The best model appeared when I also added age into the mix. I decided to include age after perusing the data a little bit and determining that fastball frequency changes, especially increases, tended to be more significant the older a hitter was. Sometimes, abrupt increases in fastball frequency even seemed to portend the end of careers, as for Vlad Guerrero in 2011, as for Paul Konerko and Derek Jeter last year. As implied by this anecdotal evidence, age was a significant contributor of accuracy in the combined regression (p=5.19e-13).
To verify that these results were not driven by outliers or small sample size, I also used a fancier regression approach, utilizing a Support Vector Machine with 5-fold cross-validation (#GoryMath). The SVM-based method is likely to be slightly more accurate. In this more complex formulation, FFD still reduced the Mean Squared Error to a significant degree when included alongside PECOTA: in terms of TAv, it dropped the absolute error from 67 points of TAv to 60, a roughly 10 percent improvement on PECOTA’s forecast.
An important caveat is that fastball frequency information proved less informative the more PAs or pitches a hitter saw. That dovetails with my article from last week, which showed that PECOTA is more accurate for hitters with more career PAs (because we have more information about them). The usefulness of fastball frequency declines precipitously as PECOTA gets a better and better handle on a hitter, so that the 7 point improvement (.067->.060) in TAv prediction becomes only a 2 point improvement if one applies a 100 PA threshold to the following year’s data (.029->.027). Even so, fastball frequency remains useful, albeit only slightly, out to PA thresholds that limit the data to only everyday regular-type players (400 PAs).
I have shown that we can leverage information about how each hitter is approached within halves of a single year to improve upon forecasts in the next year. Fastball frequency normally varies according to the pop of the batter, so that when it changes, it may be indicating a change in the underlying skill level of the same batter. Combined with the previous breakout indicator I developed (zone distance), there is the strong indication that forecasting systems can be improved with the use of PITCHf/x data from the opposing pitchers’ perspective.
 Consider as fastballs the following pitches: Four-seamers, cut fastballs, split-finger fastballs, and sinkers.

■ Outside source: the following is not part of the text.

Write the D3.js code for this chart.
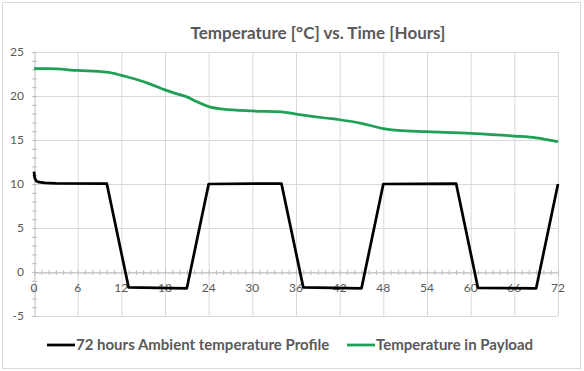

 To put the remaining variation in perspective, fastball percentage reaches a correlation between halves of r~.65, near the magical stabilization point of .7.
 Curiously, however, there was not a significant interaction term between age and FFD. I think that this has to do with the relationship being a little more complex than linear regression can handle, because more complex models performed significantly better when Age and FFD were combined than when they were separated.